Outro aspecto fundamental a se destacar é como o aprofundamento do neoliberalismo e do ajuste fiscal avança na vida da classe trabalhadora, resultando em redução dos direitos, como as reformas trabalhista e previdenciária. Observa-se que a reforma trabalhista causou a precarização das relações de trabalho, contribuiu para o aumento do desemprego e não reduziu o nível de informalidade. A formação de uma classe trabalhadora com entidade jurídica, com CNPJ (MEI), trouxe a fantasia da autonomia para o/a trabalhador/a. Porém, o contratante é o maior beneficiado nesta relação, porque exige do/a trabalhador/a a responsabilidade inerente à relação celetista sem pagar os direitos trabalhistas desta categoria.

 

No que tange à reforma previdenciária, temos o aumento da idade para a aposentadoria de quem dedicou anos de contribuição e tempo de trabalho, e a dificuldade no acesso ao auxílio-doença, mesmo cumprindo os requisitos médico e previdenciário. Além disso, colocou à margem deste direito as/os trabalhadoras/res do campo, das águas e das florestas, com a exigência de contribuição previdenciária para um segmento de trabalhadoras/es que o Estado e as políticas sociais sequer alcançam seus territórios. Em todos estes cenários, são as mulheres, sobretudo as negras, quilombolas, indígenas, ribeirinhas, do campo, das florestas e das águas, as mais afetadas, porque o não acesso a esses direitos sociais aprofunda o empobrecimento. São expressões do avanço do conservadorismo e que evidenciam o racismo inerente à acumulação capitalista.

 

Grito dos Excluídos – Setembro/2019


CR: Como o Serviço Social contribui e pode contribuir para uma sociedade antirracista, na sua visão?

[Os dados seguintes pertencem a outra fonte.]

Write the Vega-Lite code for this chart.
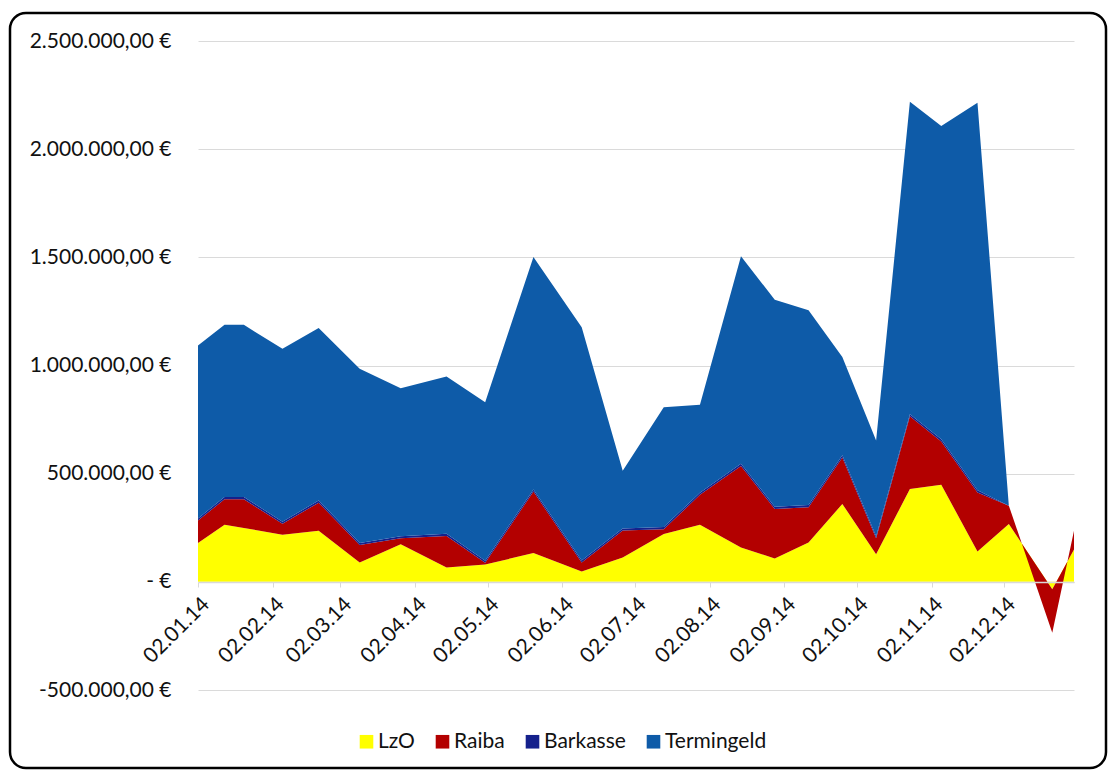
{
  "$schema": "https://vega.github.io/schema/vega-lite/v6.json",
  "autosize": {"type": "none"},
  "padding": {"left": 10, "top": 13, "right": 4, "bottom": 3},
  "width": 1096,
  "height": 755,
  "background": "white",
  "config": {
    "locale": {"number": {"decimal": ",", "thousands": ".", "grouping": [3], "currency": ["", " €"], "minus": "-"}},
    "view": {"stroke": "#000000", "strokeWidth": 2.5, "cornerRadius": 16, "fill": "white"},
    "font": "Lato"
  },
  "datasets": {
    "konten": [
      {"Datum": "2014-01-02", "Konto": "LzO", "Betrag": 179000},
      {"Datum": "2014-01-02", "Konto": "Raiba", "Betrag": 104000},
      {"Datum": "2014-01-02", "Konto": "Barkasse", "Betrag": 10000},
      {"Datum": "2014-01-02", "Konto": "Termingeld", "Betrag": 800000},
      {"Datum": "2014-01-13", "Konto": "LzO", "Betrag": 264000},
      {"Datum": "2014-01-13", "Konto": "Raiba", "Betrag": 118000},
      {"Datum": "2014-01-13", "Konto": "Barkasse", "Betrag": 10000},
      {"Datum": "2014-01-13", "Konto": "Termingeld", "Betrag": 796000},
      {"Datum": "2014-01-21", "Konto": "LzO", "Betrag": 249000},
      {"Datum": "2014-01-21", "Konto": "Raiba", "Betrag": 133000},
      {"Datum": "2014-01-21", "Konto": "Barkasse", "Betrag": 10000},
      {"Datum": "2014-01-21", "Konto": "Termingeld", "Betrag": 796000},
      {"Datum": "2014-02-06", "Konto": "LzO", "Betrag": 218000},
      {"Datum": "2014-02-06", "Konto": "Raiba", "Betrag": 50000},
      {"Datum": "2014-02-06", "Konto": "Barkasse", "Betrag": 10000},
      {"Datum": "2014-02-06", "Konto": "Termingeld", "Betrag": 799000},
      {"Datum": "2014-02-21", "Konto": "LzO", "Betrag": 236000},
      {"Datum": "2014-02-21", "Konto": "Raiba", "Betrag": 130000},
      {"Datum": "2014-02-21", "Konto": "Barkasse", "Betrag": 10000},
      {"Datum": "2014-02-21", "Konto": "Termingeld", "Betrag": 797000},
      {"Datum": "2014-03-10", "Konto": "LzO", "Betrag": 89000},
      {"Datum": "2014-03-10", "Konto": "Raiba", "Betrag": 81000},
      {"Datum": "2014-03-10", "Konto": "Barkasse", "Betrag": 10000},
      {"Datum": "2014-03-10", "Konto": "Termingeld", "Betrag": 805000},
      {"Datum": "2014-03-27", "Konto": "LzO", "Betrag": 174000},
      {"Datum": "2014-03-27", "Konto": "Raiba", "Betrag": 27000},
      {"Datum": "2014-03-27", "Konto": "Barkasse", "Betrag": 10000},
      {"Datum": "2014-03-27", "Konto": "Termingeld", "Betrag": 684000},
      {"Datum": "2014-04-15", "Konto": "LzO", "Betrag": 66000},
      {"Datum": "2014-04-15", "Konto": "Raiba", "Betrag": 146000},
      {"Datum": "2014-04-15", "Konto": "Barkasse", "Betrag": 10000},
      {"Datum": "2014-04-15", "Konto": "Termingeld", "Betrag": 727000},
      {"Datum": "2014-05-01", "Konto": "LzO", "Betrag": 80000},
      {"Datum": "2014-05-01", "Konto": "Raiba", "Betrag": 8000},
      {"Datum": "2014-05-01", "Konto": "Barkasse", "Betrag": 10000},
      {"Datum": "2014-05-01", "Konto": "Termingeld", "Betrag": 732000},
      {"Datum": "2014-05-21", "Konto": "LzO", "Betrag": 133000},
      {"Datum": "2014-05-21", "Konto": "Raiba", "Betrag": 284000},
      {"Datum": "2014-05-21", "Konto": "Barkasse", "Betrag": 10000},
      {"Datum": "2014-05-21", "Konto": "Termingeld", "Betrag": 1075000},
      {"Datum": "2014-06-10", "Konto": "LzO", "Betrag": 48000},
      {"Datum": "2014-06-10", "Konto": "Raiba", "Betrag": 41000},
      {"Datum": "2014-06-10", "Konto": "Barkasse", "Betrag": 10000},
      {"Datum": "2014-06-10", "Konto": "Termingeld", "Betrag": 1078000},
      {"Datum": "2014-06-27", "Konto": "LzO", "Betrag": 113000},
      {"Datum": "2014-06-27", "Konto": "Raiba", "Betrag": 124000},
      {"Datum": "2014-06-27", "Konto": "Barkasse", "Betrag": 10000},
      {"Datum": "2014-06-27", "Konto": "Termingeld", "Betrag": 267000},
      {"Datum": "2014-07-14", "Konto": "LzO", "Betrag": 221000},
      {"Datum": "2014-07-14", "Konto": "Raiba", "Betrag": 22000},
      {"Datum": "2014-07-14", "Konto": "Barkasse", "Betrag": 10000},
      {"Datum": "2014-07-14", "Konto": "Termingeld", "Betrag": 554000},
      {"Datum": "2014-07-29", "Konto": "LzO", "Betrag": 264000},
      {"Datum": "2014-07-29", "Konto": "Raiba", "Betrag": 138000},
      {"Datum": "2014-07-29", "Konto": "Barkasse", "Betrag": 10000},
      {"Datum": "2014-07-29", "Konto": "Termingeld", "Betrag": 407000},
      {"Datum": "2014-08-15", "Konto": "LzO", "Betrag": 159000},
      {"Datum": "2014-08-15", "Konto": "Raiba", "Betrag": 377000},
      {"Datum": "2014-08-15", "Konto": "Barkasse", "Betrag": 10000},
      {"Datum": "2014-08-15", "Konto": "Termingeld", "Betrag": 959000},
      {"Datum": "2014-08-29", "Konto": "LzO", "Betrag": 108000},
      {"Datum": "2014-08-29", "Konto": "Raiba", "Betrag": 229000},
      {"Datum": "2014-08-29", "Konto": "Barkasse", "Betrag": 10000},
      {"Datum": "2014-08-29", "Konto": "Termingeld", "Betrag": 957000},
      {"Datum": "2014-09-12", "Konto": "LzO", "Betrag": 182000},
      {"Datum": "2014-09-12", "Konto": "Raiba", "Betrag": 163000},
      {"Datum": "2014-09-12", "Konto": "Barkasse", "Betrag": 10000},
      {"Datum": "2014-09-12", "Konto": "Termingeld", "Betrag": 900000},
      {"Datum": "2014-09-26", "Konto": "LzO", "Betrag": 360000},
      {"Datum": "2014-09-26", "Konto": "Raiba", "Betrag": 215000},
      {"Datum": "2014-09-26", "Konto": "Barkasse", "Betrag": 10000},
      {"Datum": "2014-09-26", "Konto": "Termingeld", "Betrag": 454000},
      {"Datum": "2014-10-10", "Konto": "LzO", "Betrag": 128000},
      {"Datum": "2014-10-10", "Konto": "Raiba", "Betrag": 73000},
      {"Datum": "2014-10-10", "Konto": "Barkasse", "Betrag": 10000},
      {"Datum": "2014-10-10", "Konto": "Termingeld", "Betrag": 442000},
      {"Datum": "2014-10-24", "Konto": "LzO", "Betrag": 429000},
      {"Datum": "2014-10-24", "Konto": "Raiba", "Betrag": 336000},
      {"Datum": "2014-10-24", "Konto": "Barkasse", "Betrag": 10000},
      {"Datum": "2014-10-24", "Konto": "Termingeld", "Betrag": 1444000},
      {"Datum": "2014-11-06", "Konto": "LzO", "Betrag": 449000},
      {"Datum": "2014-11-06", "Konto": "Raiba", "Betrag": 200000},
      {"Datum": "2014-11-06", "Konto": "Barkasse", "Betrag": 10000},
      {"Datum": "2014-11-06", "Konto": "Termingeld", "Betrag": 1448000},
      {"Datum": "2014-11-21", "Konto": "LzO", "Betrag": 140000},
      {"Datum": "2014-11-21", "Konto": "Raiba", "Betrag": 273000},
      {"Datum": "2014-11-21", "Konto": "Barkasse", "Betrag": 10000},
      {"Datum": "2014-11-21", "Konto": "Termingeld", "Betrag": 1792000},
      {"Datum": "2014-12-04", "Konto": "LzO", "Betrag": 267000},
      {"Datum": "2014-12-04", "Konto": "Raiba", "Betrag": 85000},
      {"Datum": "2014-12-04", "Konto": "Barkasse", "Betrag": 0},
      {"Datum": "2014-12-04", "Konto": "Termingeld", "Betrag": 0},
      {"Datum": "2014-12-22", "Konto": "LzO", "Betrag": -34000},
      {"Datum": "2014-12-22", "Konto": "Raiba", "Betrag": -201000},
      {"Datum": "2014-12-22", "Konto": "Barkasse", "Betrag": 0},
      {"Datum": "2014-12-22", "Konto": "Termingeld", "Betrag": 0},
      {"Datum": "2014-12-31", "Konto": "LzO", "Betrag": 150000},
      {"Datum": "2014-12-31", "Konto": "Raiba", "Betrag": 86000},
      {"Datum": "2014-12-31", "Konto": "Barkasse", "Betrag": 0},
      {"Datum": "2014-12-31", "Konto": "Termingeld", "Betrag": 0}
    ]
  },
  "data": {"name": "konten"},
  "transform": [
    {"calculate": "indexof(['LzO', 'Raiba', 'Barkasse', 'Termingeld'], datum.Konto)", "as": "Reihenfolge"}
  ],
  "mark": {"type": "area", "interpolate": "linear"},
  "encoding": {
    "x": {
      "field": "Datum",
      "type": "temporal",
      "scale": {
        "type": "utc",
        "domain": [
          {"year": 2014, "month": 1, "date": 2, "utc": true},
          {"year": 2014, "month": 12, "date": 31, "utc": true}
        ],
        "range": [188, 1064],
        "nice": false
      },
      "axis": {
        "title": null,
        "values": [
          {"year": 2014, "month": 1, "date": 2, "utc": true},
          {"year": 2014, "month": 2, "date": 2, "utc": true},
          {"year": 2014, "month": 3, "date": 2, "utc": true},
          {"year": 2014, "month": 4, "date": 2, "utc": true},
          {"year": 2014, "month": 5, "date": 2, "utc": true},
          {"year": 2014, "month": 6, "date": 2, "utc": true},
          {"year": 2014, "month": 7, "date": 2, "utc": true},
          {"year": 2014, "month": 8, "date": 2, "utc": true},
          {"year": 2014, "month": 9, "date": 2, "utc": true},
          {"year": 2014, "month": 10, "date": 2, "utc": true},
          {"year": 2014, "month": 11, "date": 2, "utc": true},
          {"year": 2014, "month": 12, "date": 2, "utc": true}
        ],
        "format": "%d.%m.%y",
        "offset": -186,
        "zindex": 1,
        "grid": false,
        "domain": true,
        "domainColor": "#D9D9D9",
        "domainWidth": 1.5,
        "ticks": true,
        "tickColor": "#D9D9D9",
        "tickSize": 5,
        "labelAngle": -45,
        "labelAlign": "right",
        "labelBaseline": "top",
        "labelPadding": 6,
        "labelFont": "Lato",
        "labelFontSize": 21,
        "labelColor": "#111111",
        "labelOverlap": false,
        "labelBound": false,
        "labelFlush": false
      }
    },
    "y": {
      "field": "Betrag",
      "type": "quantitative",
      "stack": "zero",
      "scale": {"domain": [-500000, 2500000], "range": [677, 28], "nice": false, "zero": false},
      "axis": {
        "title": null,
        "values": [-500000, 0, 500000, 1000000, 1500000, 2000000, 2500000],
        "format": ",.2f",
        "labelExpr": "datum.value == 0 ? '-    €' : datum.label + ' €'",
        "offset": -188,
        "zindex": 0,
        "grid": true,
        "gridColor": "#DADADA",
        "gridWidth": 1,
        "domain": false,
        "ticks": false,
        "labelPadding": 27,
        "labelFont": "Lato",
        "labelFontSize": 21,
        "labelColor": "#111111",
        "labelBound": false,
        "labelFlush": false,
        "labelOverlap": false
      }
    },
    "color": {
      "field": "Konto",
      "type": "nominal",
      "scale": {
        "domain": ["LzO", "Raiba", "Barkasse", "Termingeld"],
        "range": ["#FFFF00", "#B30000", "#15218C", "#0E5BA8"]
      },
      "legend": {
        "title": null,
        "orient": "none",
        "legendX": 346,
        "legendY": 718,
        "direction": "horizontal",
        "symbolType": "square",
        "symbolSize": 185,
        "symbolStrokeWidth": 0,
        "labelFont": "Lato",
        "labelFontSize": 21,
        "labelColor": "#111111",
        "labelOffset": 1,
        "columnPadding": 17
      }
    },
    "order": {"field": "Reihenfolge", "type": "quantitative"}
  }
}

CD: Eu tenho muito orgulho de ser assistente social, porque os fundamentos da nossa formação profissional em Serviço Social, a partir do Congresso da Virada de 1979, são críticos às relações capitalistas de produção e, consequentemente, à exploração e opressão da classe trabalhadora em suas múltiplas manifestações. A internalização desta análise pelo conjunto da categoria profissional é fundamental para a luta antirracista, que deve ser anticapitalista. Não há como ser antirracista e defender a racionalidade adotada pelo capitalismo, como o individualismo e a meritocracia.

 

É importante adensar a nossa formação profissional com autoras/es negras/os que têm contribuição na análise da formação social brasileira e do racismo, a exemplo de Clovis Moura ou ainda Lélia Gonzalez, referências no movimento negro, entre tantas/os outras/os. São autoras/es que, afetadas/os pelo racismo, foram/são invisibilizadas/os na academia, e dialogar com elas/es é um caminho necessário a ser percorrido por nós, assistentes sociais, como tem defendido a ABEPSS nas discussões das diretrizes curriculares por uma formação antirracista. Para nós, assistentes sociais, atuantes no Serviço Social das instituições e organizações públicas e privadas, é preciso ter olhar crítico para reconhecer as práticas racistas e a escuta atenta ao acolhermos usuárias/os, que frequentemente nos buscam para reportar uma situação de violação de direito. Reconhecer e legitimar a identidade social e racial de nosso público de trabalho, sem estereotipação, sem tutelá-lo, sem pragmatismo. Para nós, já atuantes na profissão, entendo que a educação permanente deve ser o horizonte, porque é o conhecimento que subsidia a análise crítica da realidade, que embasa a nossa instrumentalidade profissional para uma atuação também crítica. 

 

Precisamos fazer um esforço individual e coletivo para apreender criticamente os múltiplos fenômenos sociais que se atualizam em suas formas de manifestação, porque a sociedade é um organismo vivo, se movimenta, se transforma. Ou seja, os nossos direitos conquistados com muita luta não são estáticos: basta o capital necessitar ampliar as bases de acumulação, que eles se vão, e as mulheres, sobretudo as negras, são as mais afetadas.

 

Eu entendo que, se não temos posição e argumento crítico, estamos fadadas/os a ter uma práxis profissional tecnicista, conservadora e racista. É o desafio contínuo para não sermos nem fatalistas e nem messiânicas/os. É ter coerência no exercício de nossa profissão com os princípios e valores éticos e políticos, pelos direitos humanos, pela liberdade, pela justiça social e por emancipação humana.